My Python 3.4.1 solution:

def numLeft(people,y):
    return 0 if people == 1 else (numLeft(people-1,y)+y)%people

print (numLeft(100,2) + 1)

The program returns 73 as the answer.

An intuitive, generalised form, that uses just maths, not Comp.Science

Let initial number of people be $n$ , and the power of $2$ just next to $n$ be $2^k$

(For example in this case, $n=100$ and $2^k=128$ )

Then the person who survives is $\biggl(n-(2^k-n)+1\biggr)$

See that in this case, it's $100-(128-100)+1=100-28+1=\boxed{73}$

It is depending on the power of 2 because , if there are $n_k$ people at the end of $k^{th}$ round ,then in $i^{th}$ round, $\lceil \dfrac{n_{i-1}}{2} \rceil$ people will survive. This means, if the number $n$ , if is itself a power of $2$ , then the person who survives at end will be $1$ . This you can check in mind. Everytime, half people die and sword comes to $1$

Thus, the formula holds.

U see that this question can be solved just by imagination. Let us start cutting the people . After one round , 2n-1 name of people lived. Now next round . Starting from 1 , here 4n-3 name people lived. So the one who was left should be of the form 4n-3 . 73 was that and so it was the answer . Now coming to real solution we will continue this process , everytime replacing n with next type of nos. Saved . So it will go next and finally the form will come in which we get 73 as only ans.

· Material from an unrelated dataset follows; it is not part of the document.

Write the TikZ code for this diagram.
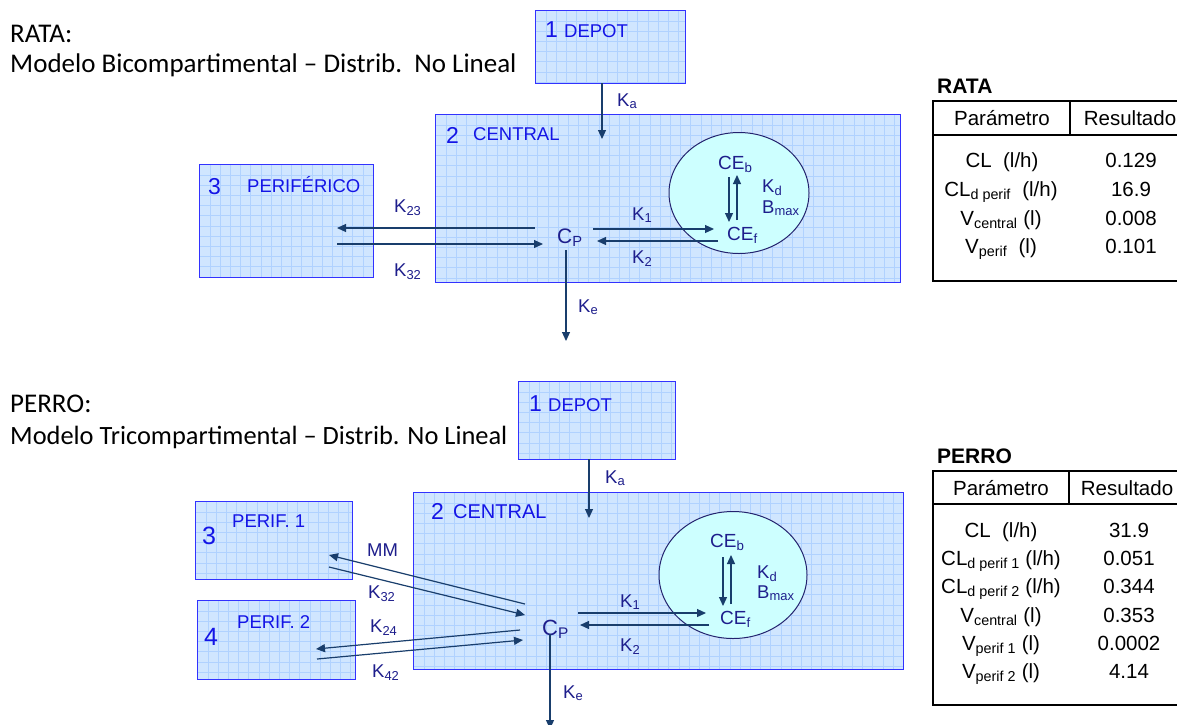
\documentclass[tikz,border=0pt]{standalone}
\usepackage{fontspec}
\setmainfont{Liberation Sans}
\newfontfamily\calib{Carlito}
\usetikzlibrary{arrows.meta,shapes.geometric}
\definecolor{boxfill}{RGB}{208,230,255}
\definecolor{gridc}{RGB}{176,210,255}
\definecolor{boxline}{RGB}{50,50,255}
\definecolor{arrowc}{RGB}{25,62,108}
\definecolor{labc}{RGB}{30,30,140}
\definecolor{boxtext}{RGB}{20,20,230}
\definecolor{ellfill}{RGB}{205,255,255}
\definecolor{elldraw}{RGB}{35,35,110}
\tikzset{
  comp/.style={draw=boxline, line width=1.4pt, fill=boxfill, anchor=north west, inner sep=0pt,
    path picture={
      \foreach \k in {1,...,50}{
        \draw[gridc, line width=0.7pt] ([xshift=\k*10.2pt]path picture bounding box.north west) -- ([xshift=\k*10.2pt]path picture bounding box.south west);
        \draw[gridc, line width=0.7pt] ([yshift=-\k*10.2pt]path picture bounding box.north west) -- ([yshift=-\k*10.2pt]path picture bounding box.north east);
      }}},
  bnum/.style={font=\fontsize{23}{26}\selectfont, text=boxtext, inner sep=0pt, anchor=base west},
  bname/.style={font=\fontsize{18.5}{21}\selectfont, text=boxtext, inner sep=0pt, anchor=base west},
  lab/.style={font=\fontsize{18.5}{21}\selectfont, text=labc, inner sep=0pt, anchor=base west},
  conc/.style={font=\fontsize{19}{21}\selectfont, text=labc, inner sep=0pt, anchor=base west},
  flow/.style={draw=arrowc, line width=1.2pt, -{Triangle[length=9pt,width=8pt]}},
  bind/.style={ellipse, draw=elldraw, line width=1pt, fill=ellfill, inner sep=0pt},
  title/.style={font=\calib\fontsize{27}{30}\selectfont, inner sep=0pt, anchor=base west},
  tbl/.style={font=\fontsize{20.5}{23}\selectfont, inner sep=0pt, anchor=base},
  tblhead/.style={font=\bfseries\fontsize{21}{24}\selectfont, inner sep=0pt, anchor=base west},
  tline/.style={line width=2pt, draw=black},
}
\begin{document}
\begin{tikzpicture}[x=1pt,y=-1pt]
\useasboundingbox[fill=white] (0,0) rectangle (1177,724);

% ================= RATA =================
\node[title] (tA1) at (10,42) {RATA:};
\node[title] (tA2) at (10,72) {Modelo Bicompartimental – Distrib.\ \ No Lineal};

\node[comp, minimum width=150pt, minimum height=73pt] (depA) at (535,10) {};
\node[bnum] (depAn) at (545,37) {1};
\node[bname] (depAt) at (564,37) {DEPOT};

\node[comp, minimum width=465pt, minimum height=168pt] (cenA) at (435,114) {};
\node[bnum] (cenAn) at (446,143) {2};
\node[bname] (cenAt) at (473,140) {CENTRAL};

\node[comp, minimum width=174pt, minimum height=113pt] (perA) at (199,164) {};
\node[bnum] (perAn) at (208,194) {3};
\node[bname] (perAt) at (247,192) {PERIFÉRICO};

\node[bind, minimum width=140pt, minimum height=121pt] (ellA) at (739,193) {};
\node[conc] (ceBA) at (718,169) {CE\textsubscript{b}};
\node[conc] (ceFA) at (727,240) {CE\textsubscript{f}};
\node[lab] (kdA) at (762,192) {K\textsubscript{d}};
\node[lab] (bmA) at (762,213) {B\textsubscript{max}};
\node[conc, font=\fontsize{21}{23}\selectfont] (cpA) at (557,243) {C\textsubscript{P}};

% coordinates
\coordinate (kaA1) at (602,83);
\coordinate (kaA2) at (602,139);
\coordinate (k23A1) at (535,228);
\coordinate (k23A2) at (337,228);
\coordinate (k32A1) at (337,244);
\coordinate (k32A2) at (543,244);
\coordinate (k1A1) at (593,229);
\coordinate (k1A2) at (714,229);
\coordinate (k2A1) at (718,241);
\coordinate (k2A2) at (597,241);
\coordinate (keA1) at (566,250);
\coordinate (keA2) at (566,341);
\coordinate (dnA1) at (729,177);
\coordinate (dnA2) at (729,222);
\coordinate (upA1) at (737,220);
\coordinate (upA2) at (737,175);

\draw[flow] (kaA1) -- (kaA2);
\draw[flow] (k23A1) -- (k23A2);
\draw[flow] (k32A1) -- (k32A2);
\draw[flow] (k1A1) -- (k1A2);
\draw[flow] (k2A1) -- (k2A2);
\draw[flow] (keA1) -- (keA2);
\draw[flow] (dnA1) -- (dnA2);
\draw[flow] (upA1) -- (upA2);

\node[lab] (lkaA) at (617,106) {K\textsubscript{a}};
\node[lab] (lk23A) at (394,212) {K\textsubscript{23}};
\node[lab] (lk32A) at (394,276) {K\textsubscript{32}};
\node[lab] (lk1A) at (632,220) {K\textsubscript{1}};
\node[lab] (lk2A) at (632,263) {K\textsubscript{2}};
\node[lab] (lkeA) at (578,312) {K\textsubscript{e}};

% table RATA
\node[tblhead] (thA) at (937,93) {RATA};
\draw[tline] (1200,101) -- (933,101) -- (933,281) -- (1200,281);
\draw[tline] (933,135) -- (1200,135);
\draw[tline] (1070,101) -- (1070,135);
\node[tbl] (hA1) at (1002,125) {Parámetro};
\node[tbl] (hA2) at (1130,125) {Resultado};
\node[tbl] (rA1) at (1002,167) {CL\ \ (l/h)};
\node[tbl] (vA1) at (1131,167) {0.129};
\node[tbl] (rA2) at (1001,196) {CL\textsubscript{d perif}\ \ (l/h)};
\node[tbl] (vA2) at (1131,196) {16.9};
\node[tbl] (rA3) at (1001,225) {V\textsubscript{central}\ (l)};
\node[tbl] (vA3) at (1131,225) {0.008};
\node[tbl] (rA4) at (1001,253) {V\textsubscript{perif}\ \ (l)};
\node[tbl] (vA4) at (1131,253) {0.101};

% ================= PERRO =================
\node[title] (tB1) at (10,412) {PERRO:};
\node[title, font=\calib\fontsize{26.4}{30}\selectfont] (tB2) at (10,444) {Modelo Tricompartimental – Distrib. No Lineal};

\node[comp, minimum width=157pt, minimum height=78pt] (depB) at (518,381) {};
\node[bnum] (depBn) at (529,411) {1};
\node[bname] (depBt) at (548,411) {DEPOT};

\node[comp, minimum width=490pt, minimum height=177pt] (cenB) at (413,492) {};
\node[bnum] (cenBn) at (431,519) {2};
\node[bname, font=\fontsize{20}{22}\selectfont] (cenBt) at (453,518) {CENTRAL};

\node[comp, minimum width=157pt, minimum height=78pt] (p1B) at (195,501) {};
\node[bnum, font=\fontsize{25}{28}\selectfont] (p1Bn) at (202,544) {3};
\node[bname] (p1Bt) at (232,527) {PERIF. 1};

\node[comp, minimum width=158pt, minimum height=79pt] (p2B) at (197,600) {};
\node[bnum, font=\fontsize{25}{28}\selectfont] (p2Bn) at (204,645) {4};
\node[bname] (p2Bt) at (237,628) {PERIF. 2};

\node[bind, minimum width=148pt, minimum height=127pt] (ellB) at (733,575) {};
\node[conc] (ceBB) at (710,547) {CE\textsubscript{b}};
\node[conc] (ceFB) at (720,624) {CE\textsubscript{f}};
\node[lab] (kdB) at (757,578) {K\textsubscript{d}};
\node[lab] (bmB) at (757,598) {B\textsubscript{max}};
\node[conc, font=\fontsize{22}{24}\selectfont] (cpB) at (542,635) {C\textsubscript{P}};

\coordinate (kaB1) at (589,459);
\coordinate (kaB2) at (589,518);
\coordinate (mmB1) at (525,604);
\coordinate (mmB2) at (329,555);
\coordinate (k32B1) at (329,567);
\coordinate (k32B2) at (525,615);
\coordinate (k24B1) at (520,630);
\coordinate (k24B2) at (316,649);
\coordinate (k42B1) at (317,659);
\coordinate (k42B2) at (523,640);
\coordinate (k1B1) at (578,613);
\coordinate (k1B2) at (706,613);
\coordinate (k2B1) at (709,625);
\coordinate (k2B2) at (580,625);
\coordinate (keB1) at (550,634);
\coordinate (keB2) at (550,729);
\coordinate (dnB1) at (723,557);
\coordinate (dnB2) at (723,606);
\coordinate (upB1) at (731,604);
\coordinate (upB2) at (731,555);

\draw[flow] (kaB1) -- (kaB2);
\draw[flow] (mmB1) -- (mmB2);
\draw[flow] (k32B1) -- (k32B2);
\draw[flow] (k24B1) -- (k24B2);
\draw[flow] (k42B1) -- (k42B2);
\draw[flow] (k1B1) -- (k1B2);
\draw[flow] (k2B1) -- (k2B2);
\draw[flow] (keB1) -- (keB2);
\draw[flow] (dnB1) -- (dnB2);
\draw[flow] (upB1) -- (upB2);

\node[lab] (lkaB) at (605,483) {K\textsubscript{a}};
\node[lab] (lmmB) at (367,556) {MM};
\node[lab] (lk32B) at (368,598) {K\textsubscript{32}};
\node[lab] (lk24B) at (370,632) {K\textsubscript{24}};
\node[lab] (lk42B) at (372,677) {K\textsubscript{42}};
\node[lab] (lk1B) at (620,607) {K\textsubscript{1}};
\node[lab] (lk2B) at (620,651) {K\textsubscript{2}};
\node[lab] (lkeB) at (563,698) {K\textsubscript{e}};

% table PERRO
\node[tblhead] (thB) at (937,463) {PERRO};
\draw[tline] (1200,471) -- (933,471) -- (933,705) -- (1200,705);
\draw[tline] (933,504) -- (1200,504);
\draw[tline] (1069,471) -- (1069,504);
\node[tbl] (hB1) at (1001,495) {Parámetro};
\node[tbl] (hB2) at (1127,495) {Resultado};
\node[tbl] (rB1) at (1001,537) {CL\ \ (l/h)};
\node[tbl] (vB1) at (1129,537) {31.9};
\node[tbl] (rB2) at (1001,565) {CL\textsubscript{d perif 1}\ (l/h)};
\node[tbl] (vB2) at (1129,565) {0.051};
\node[tbl] (rB3) at (1001,593) {CL\textsubscript{d perif 2}\ (l/h)};
\node[tbl] (vB3) at (1129,593) {0.344};
\node[tbl] (rB4) at (1001,622) {V\textsubscript{central}\ (l)};
\node[tbl] (vB4) at (1129,622) {0.353};
\node[tbl] (rB5) at (1001,650) {V\textsubscript{perif 1}\ (l)};
\node[tbl] (vB5) at (1129,650) {0.0002};
\node[tbl] (rB6) at (1001,678) {V\textsubscript{perif 2}\ (l)};
\node[tbl] (vB6) at (1129,678) {4.14};
\end{tikzpicture}
\end{document}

Might as well do it in c++.

#include <iostream>
main()
{
    int n, hPower2;
    std::cin >> n;
    hPower2 =1; //Highest power of two
    while( n > (hPower2 << 2))
        hPower2 <<= 2;
    std::cout << 2*(n-hPower2)+1 << "\n";
    return 0;
}

Look ma, no recursion

I did it by eliminating the options. First I eliminated option 98 as all the even numbered persons will die after the first round.
After the second go upto 100.
Then if we see the remaining numbers they form an arithmetic progression. 1,5,9,13,17,21......... Any term in this will be given as a+(n-1) d = nth term
Here a=1 and d=4, So 1+(n-1)4= number Analyzing it we see that the number which is in this A. P. will be a multiple of 4 after 1 is deducted from it. Only 73 is the option which meet this criteria, hence the answer is 73.

I don't know how to explain the mental math solution.

I guess you should write all of the odd numbers on a paper since it started with no.1 (which is an odd number.)

Then continue cancelling numbers accordingly.

Not sure what's the formula for this without programming..